**PROBLEM REQUIREMENTS:** Starting with the first line of the data that follows, transcribe every line verbatim until the line containing "const title = 'Curva V-Deformación tope';" has been transcribed.

##### DATA PROVIDED #####

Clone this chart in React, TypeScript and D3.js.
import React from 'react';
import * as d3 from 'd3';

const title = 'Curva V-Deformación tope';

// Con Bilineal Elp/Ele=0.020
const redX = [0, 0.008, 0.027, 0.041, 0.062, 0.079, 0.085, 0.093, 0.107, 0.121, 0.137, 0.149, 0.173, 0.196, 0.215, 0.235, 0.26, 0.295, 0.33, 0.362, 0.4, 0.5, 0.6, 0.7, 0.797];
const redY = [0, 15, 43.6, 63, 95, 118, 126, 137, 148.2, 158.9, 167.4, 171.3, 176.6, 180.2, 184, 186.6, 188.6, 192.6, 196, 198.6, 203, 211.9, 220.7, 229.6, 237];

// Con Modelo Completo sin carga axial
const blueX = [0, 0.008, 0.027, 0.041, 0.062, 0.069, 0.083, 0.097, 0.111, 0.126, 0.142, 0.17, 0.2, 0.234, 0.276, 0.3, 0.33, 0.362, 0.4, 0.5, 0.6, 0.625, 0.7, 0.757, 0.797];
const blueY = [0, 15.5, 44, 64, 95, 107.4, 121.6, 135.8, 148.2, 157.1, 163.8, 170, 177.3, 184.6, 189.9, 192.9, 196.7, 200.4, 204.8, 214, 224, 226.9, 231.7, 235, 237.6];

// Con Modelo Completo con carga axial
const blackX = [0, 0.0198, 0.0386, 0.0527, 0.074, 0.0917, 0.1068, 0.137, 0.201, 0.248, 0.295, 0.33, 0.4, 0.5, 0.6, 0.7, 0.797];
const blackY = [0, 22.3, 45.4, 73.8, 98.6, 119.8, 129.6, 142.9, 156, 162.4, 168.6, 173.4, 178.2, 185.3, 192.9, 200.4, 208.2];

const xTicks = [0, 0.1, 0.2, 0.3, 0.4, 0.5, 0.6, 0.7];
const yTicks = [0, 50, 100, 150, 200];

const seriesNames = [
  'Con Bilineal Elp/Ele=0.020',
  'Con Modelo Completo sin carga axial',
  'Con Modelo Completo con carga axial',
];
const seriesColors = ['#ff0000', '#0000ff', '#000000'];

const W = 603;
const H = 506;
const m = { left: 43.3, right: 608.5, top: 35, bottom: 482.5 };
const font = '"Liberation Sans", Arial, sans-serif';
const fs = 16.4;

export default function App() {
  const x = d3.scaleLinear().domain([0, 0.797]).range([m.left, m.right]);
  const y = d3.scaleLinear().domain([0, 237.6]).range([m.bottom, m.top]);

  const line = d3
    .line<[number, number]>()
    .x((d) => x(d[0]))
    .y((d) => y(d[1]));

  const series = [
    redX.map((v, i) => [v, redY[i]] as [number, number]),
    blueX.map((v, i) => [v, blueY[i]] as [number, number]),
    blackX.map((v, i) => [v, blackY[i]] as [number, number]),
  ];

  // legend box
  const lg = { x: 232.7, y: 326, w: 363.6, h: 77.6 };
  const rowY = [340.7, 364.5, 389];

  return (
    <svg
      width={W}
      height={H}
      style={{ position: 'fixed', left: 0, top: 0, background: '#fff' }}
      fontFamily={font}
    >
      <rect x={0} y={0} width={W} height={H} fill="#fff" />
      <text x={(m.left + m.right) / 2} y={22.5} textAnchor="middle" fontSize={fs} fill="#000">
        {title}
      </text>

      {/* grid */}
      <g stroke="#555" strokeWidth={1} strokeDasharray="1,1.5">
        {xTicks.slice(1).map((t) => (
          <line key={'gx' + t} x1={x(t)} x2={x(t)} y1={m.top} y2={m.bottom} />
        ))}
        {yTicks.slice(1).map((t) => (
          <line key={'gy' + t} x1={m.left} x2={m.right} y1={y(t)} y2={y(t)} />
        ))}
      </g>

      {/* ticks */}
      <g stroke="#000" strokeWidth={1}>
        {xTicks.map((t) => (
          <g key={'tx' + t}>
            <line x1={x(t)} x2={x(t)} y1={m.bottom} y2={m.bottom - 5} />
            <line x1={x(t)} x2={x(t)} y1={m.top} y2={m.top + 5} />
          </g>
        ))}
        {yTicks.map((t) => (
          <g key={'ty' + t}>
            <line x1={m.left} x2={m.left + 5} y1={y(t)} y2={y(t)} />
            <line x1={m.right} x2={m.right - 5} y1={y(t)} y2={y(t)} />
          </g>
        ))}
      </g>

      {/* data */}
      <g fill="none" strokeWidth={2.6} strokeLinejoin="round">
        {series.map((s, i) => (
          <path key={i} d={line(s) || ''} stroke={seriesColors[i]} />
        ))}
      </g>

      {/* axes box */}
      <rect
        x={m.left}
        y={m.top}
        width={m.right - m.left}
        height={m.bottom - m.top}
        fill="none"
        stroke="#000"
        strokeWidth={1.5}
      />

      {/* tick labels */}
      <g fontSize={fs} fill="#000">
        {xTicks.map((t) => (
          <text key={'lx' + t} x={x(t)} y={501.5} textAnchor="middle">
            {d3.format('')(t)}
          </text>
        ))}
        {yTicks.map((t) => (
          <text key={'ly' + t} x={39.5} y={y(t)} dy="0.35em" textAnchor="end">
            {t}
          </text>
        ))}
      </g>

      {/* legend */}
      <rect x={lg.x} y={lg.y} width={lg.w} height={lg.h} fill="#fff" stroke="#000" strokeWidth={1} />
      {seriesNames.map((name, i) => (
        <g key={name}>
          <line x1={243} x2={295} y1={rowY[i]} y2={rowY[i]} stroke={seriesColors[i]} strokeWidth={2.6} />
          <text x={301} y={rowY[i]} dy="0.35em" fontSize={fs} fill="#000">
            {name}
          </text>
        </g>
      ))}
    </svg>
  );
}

#####

**ANSWER TO THIS TASK:**
Clone this chart in React, TypeScript and D3.js.
import React from 'react';
import * as d3 from 'd3';

const title = 'Curva V-Deformación tope';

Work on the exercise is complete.